Problem statement ::
Identify and reproduce every line holding the string "draw".

★ ★ ★ ★

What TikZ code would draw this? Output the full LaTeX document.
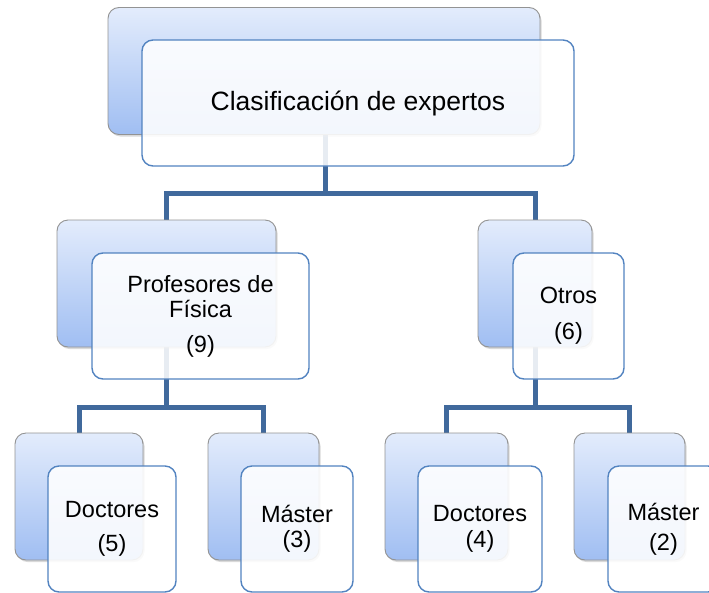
\documentclass[tikz,border=0pt]{standalone}
\usepackage{fontspec}
\setmainfont{Liberation Sans}
\usepackage{tikz}
\usetikzlibrary{positioning, calc, backgrounds, shadows}
\definecolor{linkblue}{HTML}{40699C}
\definecolor{frameblue}{HTML}{5283C0}
\definecolor{backtop}{HTML}{E3ECFC}
\definecolor{backbot}{HTML}{A0BEF2}
\tikzset{
  backbox/.style={rectangle, rounded corners=11pt, draw=gray!85, line width=0.9pt,
                  top color=backtop, bottom color=backbot,
                  drop shadow={shadow xshift=1.5pt, shadow yshift=-2pt, opacity=0.3},
                  minimum width=#1, minimum height=127pt, inner sep=0pt},
  backbox/.default=120pt,
  frontbox/.style={rectangle, rounded corners=11pt, draw=frameblue, line width=1.4pt,
                   fill=white, fill opacity=0.88, text opacity=1,
                   minimum width=#1, minimum height=126pt, inner sep=0pt, align=center,
                   font=\fontsize{23.5}{25}\selectfont},
  frontbox/.default=120pt,
  link/.style={draw=linkblue, line width=5pt, line join=miter},
}

\begin{document}
\begin{tikzpicture}[x=1pt, y=-1pt]
  \clip[use as bounding box] (0,0) rectangle (709,592);

  % level 1
  \node[backbox=432pt] (clasifBack) at (324,71) {};
  \node[frontbox=432pt, font=\fontsize{26.5}{30}\selectfont] (clasif) at (358,103) {Clasificación de expertos};

  % level 2
  \node[backbox=219pt] (profBack) at (166.5,283.5) {};
  \node[frontbox=217pt] (prof) at (200.5,316) {Profesores de\\Física\\[10pt](9)};
  \node[backbox=114pt] (otrosBack) at (535,283.5) {};
  \node[frontbox=111pt] (otros) at (568.5,316) {Otros\\[11pt](6)};

  % level 3
  \node[backbox=128pt] (docPBack) at (79,496.5) {};
  \node[frontbox=128pt] (docP) at (112,529) {Doctores\\[9pt](5)};
  \node[backbox=111pt] (masPBack) at (263.5,496.5) {};
  \node[frontbox=112pt] (masP) at (297,529) {Máster\\(3)};
  \node[backbox=123pt] (docOBack) at (446.5,496.5) {};
  \node[frontbox=124pt] (docO) at (480,529) {Doctores\\[1pt](4)};
  \node[backbox=111pt] (masOBack) at (629.5,496.5) {};
  \node[frontbox=111pt] (masO) at (663.5,529) {Máster\\[5pt](2)};

  \coordinate (j1) at (325,193);
  \coordinate (j2) at (166.5,407);
  \coordinate (j3) at (535,407);

  \begin{scope}[on background layer]
    \draw[link] (clasifBack.south -| j1) -- (j1) -| (profBack.north);
    \draw[link] (j1) -| (otrosBack.north);
    \draw[link] (profBack.south) -- (j2) -| (docPBack.north);
    \draw[link] (j2) -| (masPBack.north);
    \draw[link] (otrosBack.south) -- (j3) -| (docOBack.north);
    \draw[link] (j3) -| (masOBack.north);
  \end{scope}
\end{tikzpicture}
\end{document}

★ ★ ★ ★

Solution to this exercise ::
What TikZ code would draw this? Output the full LaTeX document.
  backbox/.style={rectangle, rounded corners=11pt, draw=gray!85, line width=0.9pt,
  frontbox/.style={rectangle, rounded corners=11pt, draw=frameblue, line width=1.4pt,
  link/.style={draw=linkblue, line width=5pt, line join=miter},
    \draw[link] (clasifBack.south -| j1) -- (j1) -| (profBack.north);
    \draw[link] (j1) -| (otrosBack.north);
    \draw[link] (profBack.south) -- (j2) -| (docPBack.north);
    \draw[link] (j2) -| (masPBack.north);
    \draw[link] (otrosBack.south) -- (j3) -| (docOBack.north);
    \draw[link] (j3) -| (masOBack.north);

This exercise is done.